El espectáculo público que suponía hacer marchar al delincuente por las calles de la ciudad no tenía otro objeto sino el de que sirviera de escarmiento o amenaza para los demás, y por ello el pelotón de ejecución solía pasar por las calles más transitadas. Hoy día, no obstante, no nos es posible determinar cuál fue exactamente el camino seguido por Jesús a través de Jerusalén, porque la topografía de la ciudad moderna es totalmente distinta de la de entonces. De todos modos, y para edificación de los peregrinos y turistas, existe hoy en Jerusalén un itinerario que se conoce con el nombre de «Vía Dolorosa», aunque sigue siendo absolutamente imposible establecer cuál fue exactamente el trayecto que recorrió Jesús, sobre todo porque hay dos diferentes hipótesis acerca del emplazamiento del Pretorio de Pilato.

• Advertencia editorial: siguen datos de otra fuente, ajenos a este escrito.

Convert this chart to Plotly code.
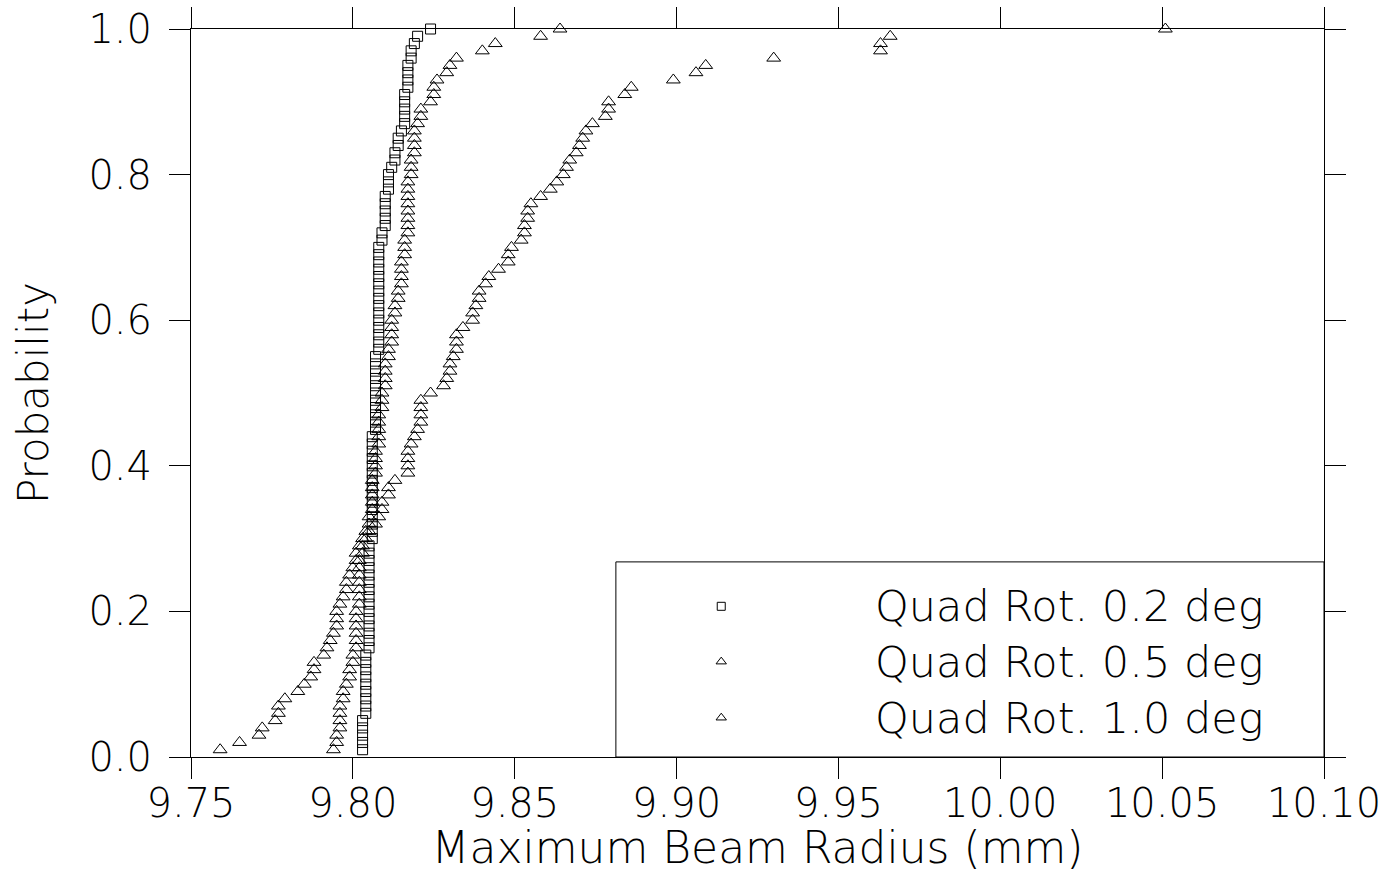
import numpy as np
import plotly.graph_objects as go

# Maximum beam radius (mm) for 100 seeds per quadrupole rotation error
ROT_02 = [
    9.803, 9.803, 9.803, 9.803, 9.803,
    9.804, 9.804, 9.804, 9.804, 9.804, 9.804, 9.804, 9.804, 9.804,
    9.805, 9.805, 9.805, 9.805, 9.805, 9.805, 9.805, 9.805, 9.805, 9.805,
    9.805, 9.805, 9.805, 9.805, 9.805,
    9.806, 9.806, 9.806, 9.806, 9.806, 9.806, 9.806, 9.806, 9.806, 9.806,
    9.806, 9.806, 9.806, 9.806, 9.806,
    9.807, 9.807, 9.807, 9.807, 9.807, 9.807, 9.807, 9.807, 9.807, 9.807, 9.807,
    9.808, 9.808, 9.808, 9.808, 9.808, 9.808, 9.808, 9.808, 9.808, 9.808,
    9.808, 9.808, 9.808, 9.808, 9.808,
    9.809, 9.809,
    9.810, 9.810, 9.810, 9.810, 9.810,
    9.811, 9.811, 9.811,
    9.812,
    9.813, 9.813,
    9.814, 9.814,
    9.815,
    9.816, 9.816, 9.816, 9.816, 9.816,
    9.817, 9.817, 9.817, 9.817,
    9.818, 9.818,
    9.819, 9.820, 9.824,
]

ROT_05 = [
    9.794, 9.795, 9.795, 9.796, 9.796, 9.796, 9.796, 9.797, 9.797, 9.798,
    9.799, 9.799, 9.800, 9.800, 9.801, 9.801, 9.801, 9.801, 9.801, 9.801,
    9.802, 9.802, 9.802, 9.802, 9.802, 9.802, 9.802, 9.803, 9.803, 9.804,
    9.804, 9.805, 9.805, 9.806, 9.806, 9.806, 9.806, 9.806, 9.807, 9.807,
    9.807, 9.807, 9.808, 9.808, 9.808, 9.808, 9.808, 9.809, 9.809, 9.809,
    9.810, 9.810, 9.810, 9.810, 9.811, 9.811, 9.812, 9.812, 9.812, 9.812,
    9.813, 9.813, 9.814, 9.814, 9.815, 9.815, 9.815, 9.815, 9.816, 9.816,
    9.816, 9.817, 9.817, 9.817, 9.817, 9.817, 9.817, 9.817, 9.817, 9.818,
    9.818, 9.818, 9.819, 9.819, 9.819, 9.819, 9.820, 9.821, 9.821, 9.824,
    9.825, 9.825, 9.826, 9.829, 9.830, 9.832, 9.840, 9.844, 9.858, 9.864,
]

ROT_10 = [
    9.759, 9.765, 9.771, 9.772, 9.776, 9.777, 9.777, 9.779, 9.783, 9.785,
    9.787, 9.788, 9.788, 9.791, 9.792, 9.793, 9.794, 9.795, 9.795, 9.795,
    9.796, 9.797, 9.798, 9.798, 9.799, 9.800, 9.801, 9.801, 9.802, 9.803,
    9.805, 9.807, 9.808, 9.809, 9.809, 9.811, 9.811, 9.813, 9.817, 9.817,
    9.817, 9.817, 9.818, 9.819, 9.820, 9.821, 9.821, 9.821, 9.821, 9.824,
    9.828, 9.829, 9.830, 9.830, 9.831, 9.832, 9.832, 9.832, 9.834, 9.837,
    9.837, 9.838, 9.839, 9.839, 9.841, 9.842, 9.845, 9.848, 9.848, 9.849,
    9.852, 9.853, 9.853, 9.854, 9.854, 9.855, 9.858, 9.861, 9.863, 9.865,
    9.866, 9.867, 9.869, 9.870, 9.871, 9.872, 9.874, 9.878, 9.879, 9.879,
    9.884, 9.886, 9.899, 9.906, 9.909, 9.930, 9.963, 9.963, 9.966, 10.051,
]

SERIES_NAMES = ["Quad Rot. 0.2 deg", "Quad Rot. 0.5 deg", "Quad Rot. 1.0 deg"]
SERIES_SYMBOLS = ["square-open", "triangle-up-open", "triangle-up-open"]

X_TICKS = [9.75, 9.80, 9.85, 9.90, 9.95, 10.00, 10.05, 10.10]
X_TICK_TEXT = ["9.75", "9.80", "9.85", "9.90", "9.95", "10.00", "10.05", "10.10"]
Y_TICKS = [0.0, 0.2, 0.4, 0.6, 0.8, 1.0]
Y_TICK_TEXT = ["0.0", "0.2", "0.4", "0.6", "0.8", "1.0"]

FONT = dict(family="DejaVu Sans Light, DejaVu Sans ExtraLight, DejaVu Sans",
            color="black", weight=200)


def ecdf(values):
    """Empirical cumulative distribution: sorted samples vs. rank / N."""
    xs = np.sort(np.asarray(values, dtype=float))
    ps = np.arange(1, xs.size + 1) / xs.size
    return xs, ps


fig = go.Figure()

for name, vals, sym in zip(SERIES_NAMES, [ROT_02, ROT_05, ROT_10], SERIES_SYMBOLS):
    xs, ps = ecdf(vals)
    fig.add_trace(go.Scatter(
        x=xs, y=ps, mode="markers", name=name, showlegend=False,
        cliponaxis=False,
        marker=dict(symbol=sym, size=10 if sym.startswith("square") else 12,
                    color="black", line=dict(width=1, color="black")),
    ))

# Legend box drawn on an overlay axis spanning the plot area (0..1 both ways)
LEG_X0, LEG_Y1 = 0.375, 0.268
LEG_MARK_X = 0.468
LEG_TEXT_X = 0.602
LEG_ROWS = [0.207, 0.131, 0.054]

for name, sym, row in zip(SERIES_NAMES, SERIES_SYMBOLS, LEG_ROWS):
    fig.add_trace(go.Scatter(
        x=[LEG_MARK_X], y=[row], xaxis="x2", yaxis="y2", mode="markers",
        showlegend=False, hoverinfo="skip", cliponaxis=False,
        marker=dict(symbol=sym, size=8 if sym.startswith("square") else 9,
                    color="black", line=dict(width=1, color="black")),
    ))
    fig.add_annotation(
        x=LEG_TEXT_X, y=row, xref="paper", yref="paper", text=name,
        showarrow=False, xanchor="left", yanchor="middle",
        font=dict(size=43, **FONT),
    )

fig.add_shape(type="rect", xref="paper", yref="paper",
              x0=LEG_X0, x1=1.0, y0=0.0, y1=LEG_Y1,
              line=dict(color="black", width=1), fillcolor="white", layer="below")

axis_common = dict(
    showline=True, linecolor="black", linewidth=1, mirror="ticks",
    ticks="outside", ticklen=21, tickwidth=1, tickcolor="black",
    showgrid=False, zeroline=False,
    tickfont=dict(size=40, **FONT),
)

fig.update_layout(
    width=1386, height=873,
    margin=dict(l=191, r=62, t=29, b=116, autoexpand=False),
    paper_bgcolor="white", plot_bgcolor="rgba(0,0,0,0)",
    showlegend=False,
    xaxis=dict(range=[9.75, 10.10], tickvals=X_TICKS, ticktext=X_TICK_TEXT,
               ticklabelstandoff=-10,
               title=dict(text="Maximum Beam Radius (mm)", font=dict(size=44, **FONT),
                          standoff=0),
               **axis_common),
    yaxis=dict(range=[0, 1], tickvals=Y_TICKS, ticktext=Y_TICK_TEXT,
               ticklabelstandoff=9,
               title=dict(text="Probability", font=dict(size=42, **FONT), standoff=26),
               **axis_common),
    xaxis2=dict(overlaying="x", range=[0, 1], visible=False),
    yaxis2=dict(overlaying="y", range=[0, 1], visible=False),
)

fig.write_html("out.html")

Sin embargo, por lo que se refiere al Gólgota, y aunque no quedan restos del montículo en cuanto tal, prácticamente todos los arqueólogos y escrituristas coinciden en localizarlo en un mismo punto. Y afirman, además, que antiguamente el lugar era una pequeña elevación rocosa en la que crecían unos escasos arbustos.

Era el mediodía. Pusieron sobre los hombros de Jesús el travesaño horizontal de la cruz y le obligaron a caminar en compañía de otros dos condenados a muerte (probablemente, secuaces de Barrabás).

El brazo horizontal de la cruz pesaría unos treinta y cinco kilos, y toda la cruz probablemente pasaría de los sesenta kilos. Jesús no había podido pegar ojo después de ser arrestado en Getsemaní la noche anterior. La pesada cruz se clavaba en sus escuálidos hombros, y sus debilitados brazos apenas podían sostenerla.

Las calles de Jerusalén eran, al igual que hoy, sumamente estrechas. En ellas se agolpaban los curiosos que miraban asombrados la fúnebre procesión. Aun en pleno mes de abril, la cegadora luz del sol de mediodía resultaba insoportable.